* [Stated exercise]
For the entries below, copy exactly the line that contains "Write the Plotly code for this chart." through the line that contains "def fy(y): return 1 - (y - OY) / FH", both ends included, and exclude all pictures.

* [Input records]
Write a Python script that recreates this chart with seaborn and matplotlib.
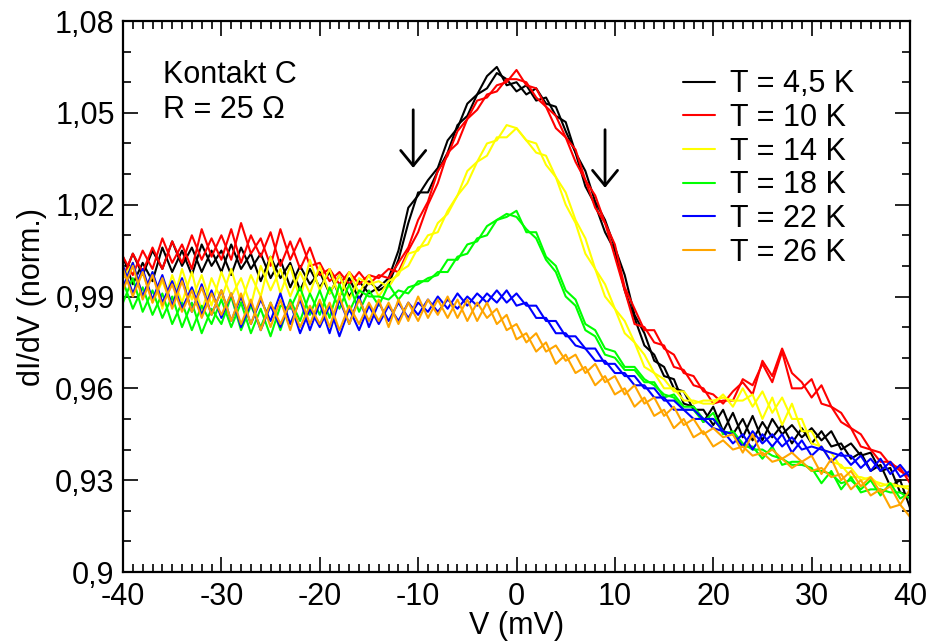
--
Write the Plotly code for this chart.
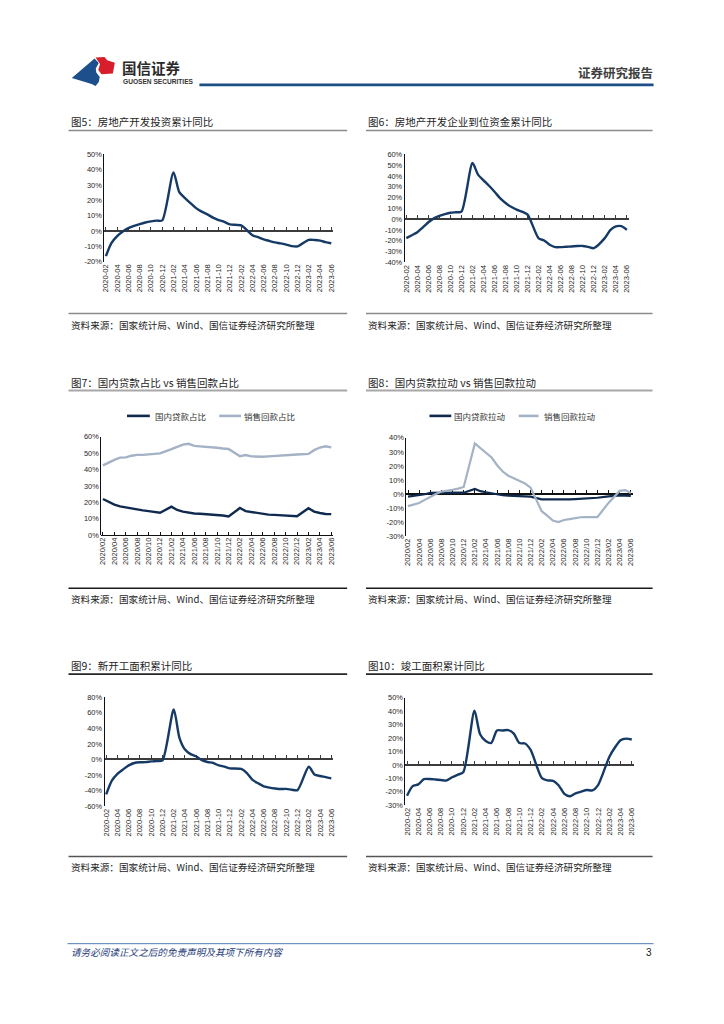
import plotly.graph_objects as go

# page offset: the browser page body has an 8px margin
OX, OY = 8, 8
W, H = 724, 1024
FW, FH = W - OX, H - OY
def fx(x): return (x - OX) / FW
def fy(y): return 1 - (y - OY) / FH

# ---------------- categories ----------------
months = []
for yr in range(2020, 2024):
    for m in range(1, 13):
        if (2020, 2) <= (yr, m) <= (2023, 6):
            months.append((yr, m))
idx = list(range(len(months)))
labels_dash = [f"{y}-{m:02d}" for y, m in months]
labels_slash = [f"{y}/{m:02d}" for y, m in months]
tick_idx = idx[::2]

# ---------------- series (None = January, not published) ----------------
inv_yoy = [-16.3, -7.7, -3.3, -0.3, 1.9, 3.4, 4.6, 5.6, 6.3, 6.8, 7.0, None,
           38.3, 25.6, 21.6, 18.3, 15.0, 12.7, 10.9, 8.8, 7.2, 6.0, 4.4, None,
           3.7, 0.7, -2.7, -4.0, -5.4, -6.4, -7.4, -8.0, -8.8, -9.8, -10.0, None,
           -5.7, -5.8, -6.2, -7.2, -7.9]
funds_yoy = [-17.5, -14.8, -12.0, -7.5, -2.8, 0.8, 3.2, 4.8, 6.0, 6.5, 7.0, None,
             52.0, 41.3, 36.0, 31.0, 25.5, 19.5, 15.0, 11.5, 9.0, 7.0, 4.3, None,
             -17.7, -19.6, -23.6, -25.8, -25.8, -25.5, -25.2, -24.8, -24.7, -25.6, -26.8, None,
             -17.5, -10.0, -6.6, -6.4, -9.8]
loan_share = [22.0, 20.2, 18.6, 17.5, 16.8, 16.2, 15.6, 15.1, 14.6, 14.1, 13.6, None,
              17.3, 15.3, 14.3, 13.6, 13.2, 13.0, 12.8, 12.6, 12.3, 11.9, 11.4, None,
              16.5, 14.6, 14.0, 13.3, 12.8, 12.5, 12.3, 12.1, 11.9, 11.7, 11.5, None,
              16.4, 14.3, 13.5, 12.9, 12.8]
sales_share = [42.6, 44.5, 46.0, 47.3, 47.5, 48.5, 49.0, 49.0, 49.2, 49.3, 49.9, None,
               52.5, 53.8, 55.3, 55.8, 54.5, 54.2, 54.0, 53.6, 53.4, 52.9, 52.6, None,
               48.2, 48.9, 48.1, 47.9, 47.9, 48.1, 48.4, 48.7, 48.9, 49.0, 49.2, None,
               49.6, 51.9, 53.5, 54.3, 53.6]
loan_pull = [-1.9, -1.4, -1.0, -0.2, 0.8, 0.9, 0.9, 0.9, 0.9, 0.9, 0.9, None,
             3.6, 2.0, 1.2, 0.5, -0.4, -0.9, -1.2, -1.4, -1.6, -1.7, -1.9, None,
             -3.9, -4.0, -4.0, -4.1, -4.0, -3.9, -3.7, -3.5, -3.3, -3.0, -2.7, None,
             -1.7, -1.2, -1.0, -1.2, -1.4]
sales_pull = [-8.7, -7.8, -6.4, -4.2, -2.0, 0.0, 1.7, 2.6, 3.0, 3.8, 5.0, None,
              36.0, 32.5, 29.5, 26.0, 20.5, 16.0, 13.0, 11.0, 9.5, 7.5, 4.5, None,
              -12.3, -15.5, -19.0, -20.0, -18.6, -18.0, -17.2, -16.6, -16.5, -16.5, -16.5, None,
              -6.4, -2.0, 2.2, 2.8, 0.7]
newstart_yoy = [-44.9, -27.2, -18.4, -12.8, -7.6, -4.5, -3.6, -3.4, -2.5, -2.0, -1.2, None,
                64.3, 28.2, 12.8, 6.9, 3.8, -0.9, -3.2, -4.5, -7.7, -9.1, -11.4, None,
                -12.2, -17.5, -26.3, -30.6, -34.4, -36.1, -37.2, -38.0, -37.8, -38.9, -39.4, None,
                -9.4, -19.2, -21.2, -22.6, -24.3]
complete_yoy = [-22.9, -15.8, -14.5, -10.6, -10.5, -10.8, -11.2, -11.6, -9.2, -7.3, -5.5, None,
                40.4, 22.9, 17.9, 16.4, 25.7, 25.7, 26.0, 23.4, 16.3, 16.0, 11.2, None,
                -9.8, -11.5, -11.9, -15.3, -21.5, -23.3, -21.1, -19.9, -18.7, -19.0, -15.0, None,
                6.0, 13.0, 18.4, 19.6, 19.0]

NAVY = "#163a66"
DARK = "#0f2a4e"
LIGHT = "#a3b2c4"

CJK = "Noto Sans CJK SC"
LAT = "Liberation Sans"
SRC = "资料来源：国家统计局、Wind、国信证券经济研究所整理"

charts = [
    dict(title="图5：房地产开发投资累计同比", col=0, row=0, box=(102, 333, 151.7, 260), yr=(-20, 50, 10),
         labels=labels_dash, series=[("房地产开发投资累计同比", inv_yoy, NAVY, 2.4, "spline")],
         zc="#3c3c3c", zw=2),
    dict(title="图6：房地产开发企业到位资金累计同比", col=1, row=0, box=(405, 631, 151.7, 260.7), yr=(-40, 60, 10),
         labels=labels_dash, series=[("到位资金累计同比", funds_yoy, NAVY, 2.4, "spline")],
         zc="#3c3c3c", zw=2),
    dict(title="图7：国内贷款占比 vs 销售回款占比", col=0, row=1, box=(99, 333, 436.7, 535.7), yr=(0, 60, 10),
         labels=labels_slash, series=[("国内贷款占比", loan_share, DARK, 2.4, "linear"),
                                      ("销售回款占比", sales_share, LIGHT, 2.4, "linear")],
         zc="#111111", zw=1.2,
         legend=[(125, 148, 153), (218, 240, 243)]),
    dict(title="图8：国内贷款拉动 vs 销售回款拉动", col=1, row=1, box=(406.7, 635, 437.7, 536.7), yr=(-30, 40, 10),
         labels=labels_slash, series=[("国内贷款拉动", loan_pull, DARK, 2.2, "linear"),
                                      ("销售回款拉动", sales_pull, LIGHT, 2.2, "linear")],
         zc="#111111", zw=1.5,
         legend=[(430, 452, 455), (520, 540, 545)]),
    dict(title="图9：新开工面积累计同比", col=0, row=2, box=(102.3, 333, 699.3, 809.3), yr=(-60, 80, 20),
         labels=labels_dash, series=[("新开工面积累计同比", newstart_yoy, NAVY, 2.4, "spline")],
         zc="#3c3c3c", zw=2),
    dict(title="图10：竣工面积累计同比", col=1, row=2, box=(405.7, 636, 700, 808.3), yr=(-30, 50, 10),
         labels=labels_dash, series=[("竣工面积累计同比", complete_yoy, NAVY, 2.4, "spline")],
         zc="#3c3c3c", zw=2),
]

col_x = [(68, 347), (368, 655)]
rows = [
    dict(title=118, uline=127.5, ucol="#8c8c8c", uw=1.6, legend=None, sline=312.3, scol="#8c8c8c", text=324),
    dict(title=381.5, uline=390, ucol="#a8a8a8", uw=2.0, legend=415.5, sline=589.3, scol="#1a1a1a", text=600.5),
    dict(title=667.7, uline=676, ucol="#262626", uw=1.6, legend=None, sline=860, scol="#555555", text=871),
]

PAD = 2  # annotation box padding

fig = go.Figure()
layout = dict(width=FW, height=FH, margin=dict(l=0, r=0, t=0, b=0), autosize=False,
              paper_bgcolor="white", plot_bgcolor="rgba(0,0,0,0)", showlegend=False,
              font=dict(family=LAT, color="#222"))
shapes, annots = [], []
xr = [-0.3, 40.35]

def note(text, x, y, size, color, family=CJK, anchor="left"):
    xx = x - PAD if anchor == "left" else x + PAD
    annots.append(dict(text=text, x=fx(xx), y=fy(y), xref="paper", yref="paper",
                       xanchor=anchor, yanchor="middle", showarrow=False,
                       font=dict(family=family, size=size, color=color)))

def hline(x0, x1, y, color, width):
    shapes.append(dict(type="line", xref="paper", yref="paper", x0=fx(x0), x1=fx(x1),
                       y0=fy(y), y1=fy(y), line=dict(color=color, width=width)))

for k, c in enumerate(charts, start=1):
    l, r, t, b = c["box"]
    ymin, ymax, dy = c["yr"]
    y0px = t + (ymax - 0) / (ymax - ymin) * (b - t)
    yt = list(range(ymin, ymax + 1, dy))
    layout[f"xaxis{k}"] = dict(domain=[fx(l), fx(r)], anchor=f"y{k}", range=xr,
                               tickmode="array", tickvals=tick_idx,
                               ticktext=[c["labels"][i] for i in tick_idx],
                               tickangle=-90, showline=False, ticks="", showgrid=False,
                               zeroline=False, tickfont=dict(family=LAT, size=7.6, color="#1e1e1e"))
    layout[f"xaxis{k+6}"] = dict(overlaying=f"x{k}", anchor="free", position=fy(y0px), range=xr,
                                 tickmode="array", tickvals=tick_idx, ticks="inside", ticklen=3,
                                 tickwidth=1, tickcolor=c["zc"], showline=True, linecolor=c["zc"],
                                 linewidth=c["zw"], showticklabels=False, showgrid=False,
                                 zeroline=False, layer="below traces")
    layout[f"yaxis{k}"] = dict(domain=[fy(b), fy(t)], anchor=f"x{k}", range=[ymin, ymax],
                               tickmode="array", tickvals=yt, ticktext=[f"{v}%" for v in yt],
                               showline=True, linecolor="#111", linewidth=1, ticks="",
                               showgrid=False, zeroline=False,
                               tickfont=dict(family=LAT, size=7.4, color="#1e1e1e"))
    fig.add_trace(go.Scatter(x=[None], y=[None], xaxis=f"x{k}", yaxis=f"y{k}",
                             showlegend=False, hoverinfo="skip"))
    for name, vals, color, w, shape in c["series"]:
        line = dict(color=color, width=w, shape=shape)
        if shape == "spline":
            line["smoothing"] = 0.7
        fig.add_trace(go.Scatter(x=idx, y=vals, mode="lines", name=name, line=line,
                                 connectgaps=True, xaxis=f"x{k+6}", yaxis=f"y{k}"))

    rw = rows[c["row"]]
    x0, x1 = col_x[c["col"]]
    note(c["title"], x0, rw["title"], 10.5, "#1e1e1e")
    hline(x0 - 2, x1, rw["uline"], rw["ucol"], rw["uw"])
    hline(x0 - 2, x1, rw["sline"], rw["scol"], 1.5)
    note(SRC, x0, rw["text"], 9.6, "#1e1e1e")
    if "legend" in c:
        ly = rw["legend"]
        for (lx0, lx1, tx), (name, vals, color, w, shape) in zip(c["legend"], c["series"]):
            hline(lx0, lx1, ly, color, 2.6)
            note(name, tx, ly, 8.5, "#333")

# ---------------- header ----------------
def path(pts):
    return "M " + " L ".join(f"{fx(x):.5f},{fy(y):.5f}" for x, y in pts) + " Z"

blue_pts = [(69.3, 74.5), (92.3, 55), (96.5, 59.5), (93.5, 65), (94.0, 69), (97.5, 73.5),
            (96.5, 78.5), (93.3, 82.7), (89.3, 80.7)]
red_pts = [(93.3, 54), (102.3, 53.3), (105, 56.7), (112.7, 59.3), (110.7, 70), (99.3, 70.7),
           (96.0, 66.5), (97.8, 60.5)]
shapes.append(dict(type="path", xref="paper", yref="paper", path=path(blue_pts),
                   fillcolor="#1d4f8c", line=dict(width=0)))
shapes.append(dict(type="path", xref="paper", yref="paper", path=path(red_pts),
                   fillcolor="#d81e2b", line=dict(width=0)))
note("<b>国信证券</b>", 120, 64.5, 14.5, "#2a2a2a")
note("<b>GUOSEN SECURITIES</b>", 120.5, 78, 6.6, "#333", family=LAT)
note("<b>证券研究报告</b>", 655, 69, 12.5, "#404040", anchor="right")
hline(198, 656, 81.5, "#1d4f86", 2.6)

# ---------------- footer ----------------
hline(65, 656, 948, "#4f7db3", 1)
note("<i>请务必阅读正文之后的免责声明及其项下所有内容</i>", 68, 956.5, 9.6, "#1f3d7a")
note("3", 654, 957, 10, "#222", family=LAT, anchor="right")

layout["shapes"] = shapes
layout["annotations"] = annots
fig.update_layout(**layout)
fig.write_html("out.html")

* [Expected output]
Write the Plotly code for this chart.
import plotly.graph_objects as go

# page offset: the browser page body has an 8px margin
OX, OY = 8, 8
W, H = 724, 1024
FW, FH = W - OX, H - OY
def fx(x): return (x - OX) / FW
def fy(y): return 1 - (y - OY) / FH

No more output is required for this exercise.